What is a Capital Expenditure?
In large organiztions, capital planning and capital spending are tmanaged by a Capital Review Committee.
A capital expenditure (CAPEX) is an expenditure that contributes value to the property and equipment asset base of a business, in other words, an expenditure to acquire capital assets. CAPEX contrasts with (OPEX), spending that covers operating expenses or purchase of investments outside of the company's primary business.
Most firms plan and control capital spending through a Capital Review Process. This process begins when a Capital Review Committee invites funding requests for capital acquisitions and capital projects from the entire company. The Committee then reviews, evaluates, and prioritizes individual proposals. In this way, the Capital Review Process serves to create the organization's Capital budget, for the next budgeting period, and authorize or deny funding to individual proposals.
The capital budget, moreover, specifies a capital spending ceiling, which typically does not permit funding all funding requests the Committee receives for the period. In such cases, different capital spending proposals must compete with each other for favorable priority ranking by the Review Committee. As a result, lower priority proposals may not receive funding after reaching the CAPEX spending ceiling with higher priority proposals.

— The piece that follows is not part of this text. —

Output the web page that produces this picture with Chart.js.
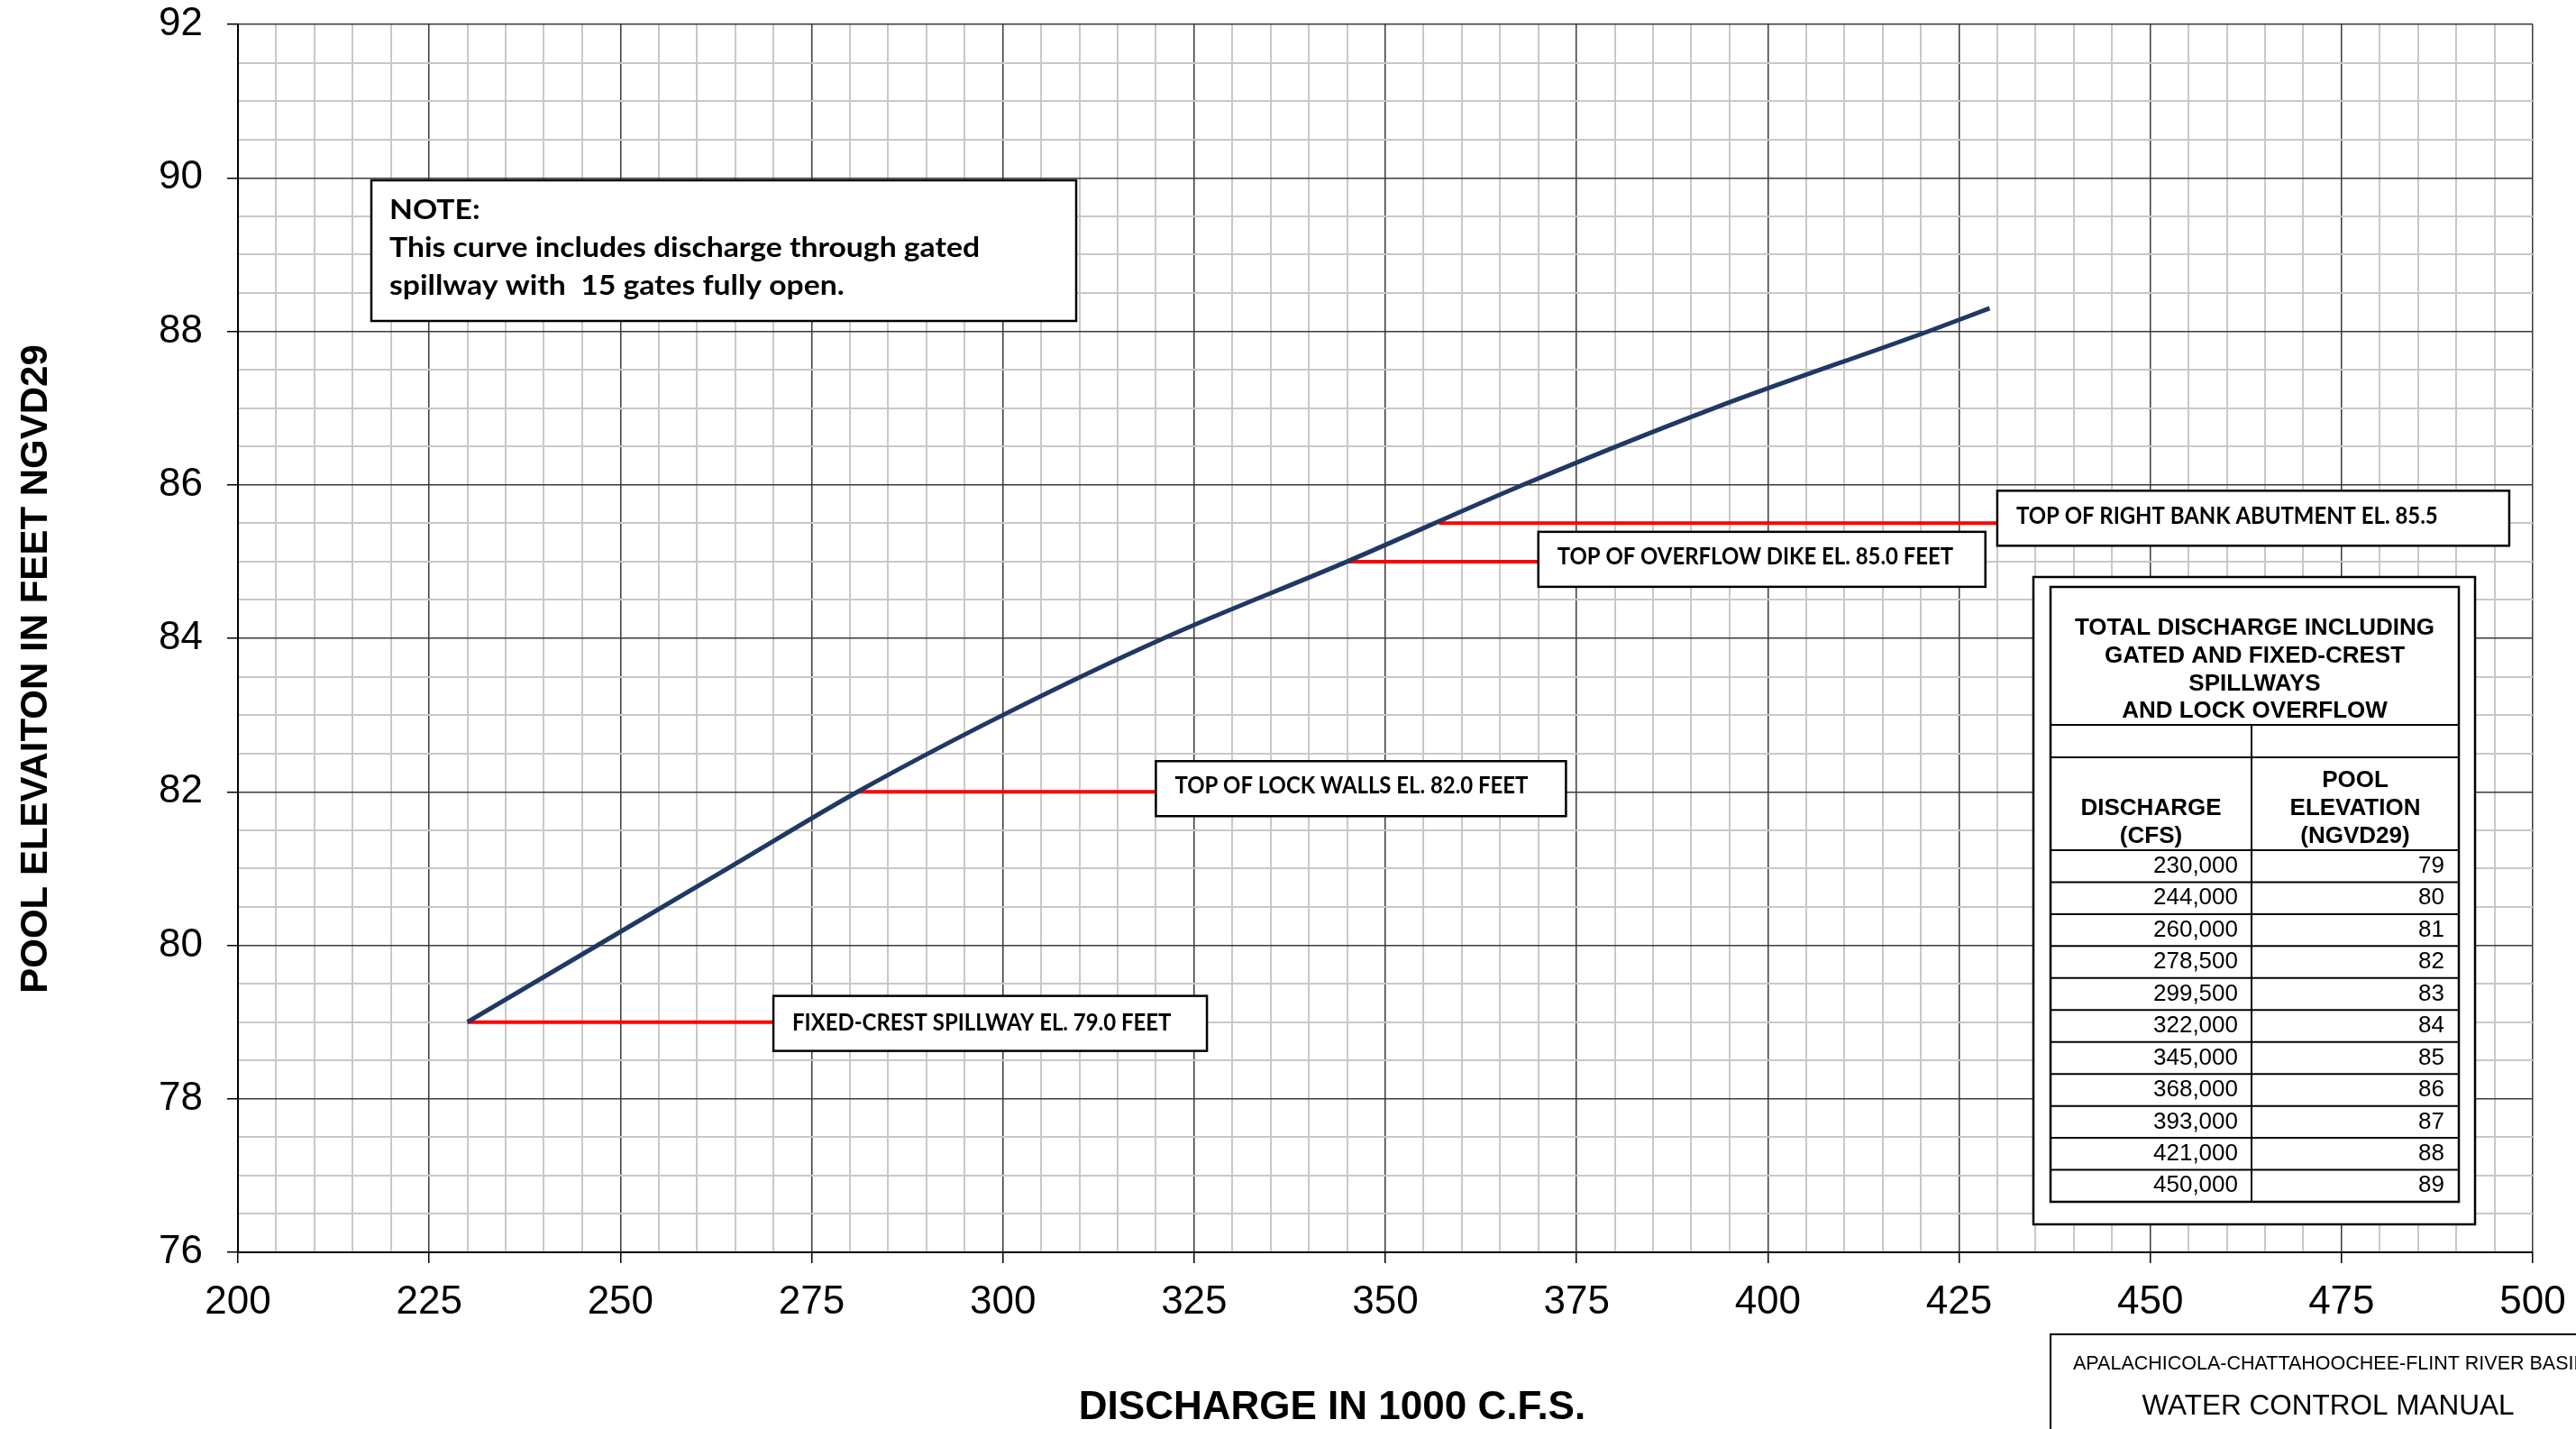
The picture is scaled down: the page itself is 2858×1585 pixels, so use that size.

Explaining Capital Expenditure in Context
Sections below further define and explain capital spending in context with related terms and concepts, focusing on three themes:
- First, the nature and accounting treatment of Capital spending, as contrasted with expense spending.
- Second, Capital Expenditures in Capital Budgeting, including the conditions that qualify an expenditure as "Capital."
- Third, the treatment of Capital Expenditures in financial reporting.
Contents
- What is a capital expenditure?
- How is capital spending used as a budgeting term?
- What are the differences between capital spending and operating expenses?
- What is the role of capital spending in financial reporting?
- Which kinds of spending qualify as capital spending?
Related Topics
- The article Budget explains the budgeting capital expenditures (CAPEX) in more depth.
- For more on the several meanings of capital in business, finance, and economics, see the article Capital.
- See the article Assets for more on the nature of capital and other assets.
- The article Capital Review Process explains how many firms budget and prioritize capital acquisitions.
How is the Term Capital Spending Used in Budgeting?
Which Criteria Define Asset Service Life?
At the top of the budget hierarchy in most companies and organizations stand two major kinds of budgets, a capital budget and an operating budget. These two kinds of budgets do not overlap: they handle distinctly different spending categories. Capital and operating budgets, moreover, are built through different budgeting processes, by different managers, and they use different criteria for prioritizing and deciding spending.
What are the Differences Between Capital Expenditures (Capital spending) and Operating Expenses?
Whether or not an expenditure qualifies as a capital expenditure CAPEX or as an operating expense OPEX depends on which item the firm buys, what the firm will use it for, and also upon the country's tax laws. Companies and organizations normally designate specific criteria that must be met for an acquisition to qualify as "capital," such as a minimum useful life (e.g., one year or more) and a minimum purchase price (e.g., $1,000).
Definine Your Terms! Expenditure, Expense and Cost.
Capital spending is an expenditure, but not an expense. Business people without training in finance or accounting sometimes use the terms expenditure, expense, and cost more or less interchangeably, but these terms have different meanings. When discussing capital spending and budget issues, it is important that everyone involved understands precisely the meaning of each. Exhibit 1 below represents the relationships between these terms.
What is the Role of Capital Spending Financial Reporting?
The tax authorities also have a say in what may be considered a capital expense because capital items go onto the company's Balance sheet as assets, and on the Income statement they create a depreciation expense for each year of the asset's depreciable life. This depreciation expense lowers reported income (profit), thereby creating tax savings for each of these years. Spending on operating expenses, by contrast, impacts profit and tax reports on earnings only in the single reporting period the firm incurs the expense.
Deciding what can and what is and what is not a capital expenditure, therefore, often requires knowledge of local policy and local tax laws. Some expenditures for business start-up costs, for instance, can be capitalized in the United States and some other countries, but not all countries. In some localities, the costs of professional services (such as systems integrations services) can, under some conditions be "bundled" into the full capital costs of acquiring assets (e.g., a large IT system).
What Kinds of Spending Qualify as Capital Spending?
Acquisitions that typically meet company and government criteria as "capital assets" typically include such things as purchased:
- Vehicles
- Factory machinery and production equipment
- Store equipment and furnishings
- Laboratory equipment
- Large IT systems (Hardware and/or Software)
- Buildings
- Office Furniture and Office Equipment.
Operating budgets, by contrast, address spending on predictable, repeatable costs for items or services that they do not register as capital assets and which they do report depreciation expense. That means the company charges the full amount against income during that reporting period and takes all tax consequences for it during that period.